A growing number of Reserve players are again calling for a major re-think on the structures which are in place in the Armagh Leagues.
As with previous years some sections of the county’s B Leagues fell into chaos midway through the season with, in the Senior Reserve League, a number of clubs fulfilled only half of their fixtures.
Many different formats have been tried over the years but with senior sides continuing to dominate club thinking, reserve players who feel they are in a silent minority, believe that their plight is being continuously ignored.
Throughout the county more and more players are unable for various reasons to sustain the commitment and time required from senior team managers who at times implement almost county like training regimes.
So can reserve football accommodate players who are unable to commit to a tough senior schedule?#
And can a League structure be put in place to facilitate those who have played at youth level for their clubs but now feel they are being thrown on to the scrap heap?
Some members of reserve squads have to compete against what they could describe as ‘greedy’ players who are members in some cases of Minor, under 21, and Senior and possibly Higher Education teams, until recently under 16 players were also permitted to play B football, which essentially meant a player could play for up to five teams while another was ruled out of playing for one.
Due to the fractured nature of the Reserve Leagues in Armagh clubs like Pearse Óg joined the Junior League (Division 3) with a result that their players line out on a regular basis.

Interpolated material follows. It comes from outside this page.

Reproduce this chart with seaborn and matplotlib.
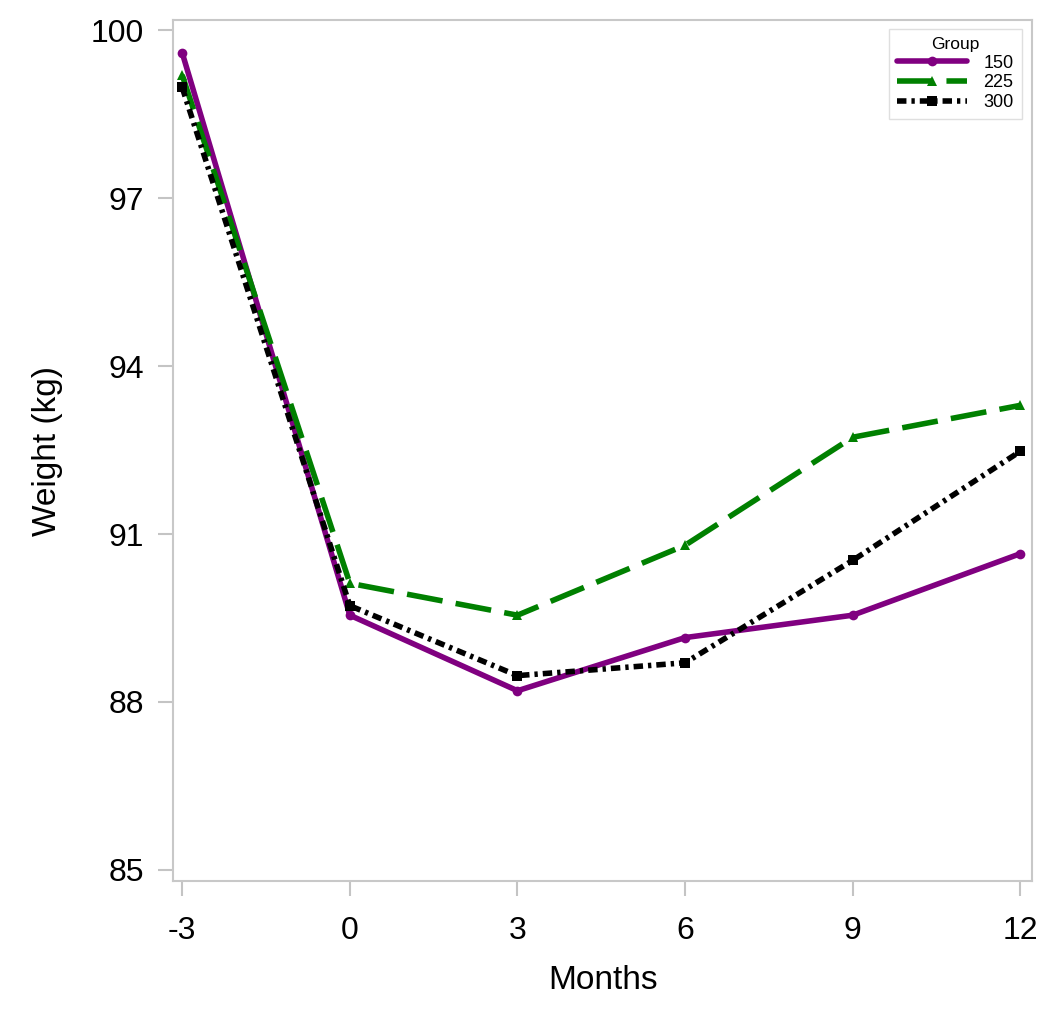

In the recent past the Ulster Council implemented a scheme called Recreational GAA which attempted to accommodate players who wanted to play for fun.
Although the idea was in the most part unsuccessful would a scenario which coupled both recreational and competitive reserve football work?
Here are some suggestions which Mail correspondent Eugene Creaney feels could be implemented to revamp reserve football.
Reinstate the North Armagh Leagues
Under the remit of the Competitions Control Committee the North Armagh Leagues could be re-instated with Clan na Gael, St. Peter’s, Clann Éireann, Sarsfields, Annaghmore, Clonmore, St. Paul’s, Éire Óg, Wolfe Tones, Maghery and Tír na nÓg all competing in a one way structure. With the winners moving forward to a three way all county play-off.
The Championships should remain in an All County basis, in two sections, Senior and Intermediate.
Start B Leagues early
B Leagues should be given an early slot (March) in the club calendar to avoid clashes with senior sides in the competitive part of the season, which was the case for some clubs this year (groupings to be based on Senior standings from previous year).
Recreation and Competition
These two scenarios would fit ideally into reserve leagues, the five substitutions rule should be scrapped and replaced with a player exchange system where players can be introduced from the half way line, similar to seven a side games. No player who has been brought through a clubs youth ranks and is unable to secure a place on a senior squad should be omitted from B games, due to an unfair rule.
With new guidelines competition coupled with recreation could work well together and accommodate all club players irrespective of their ability.
A workable outreach of this would increase squad numbers and give players a new sense of belonging.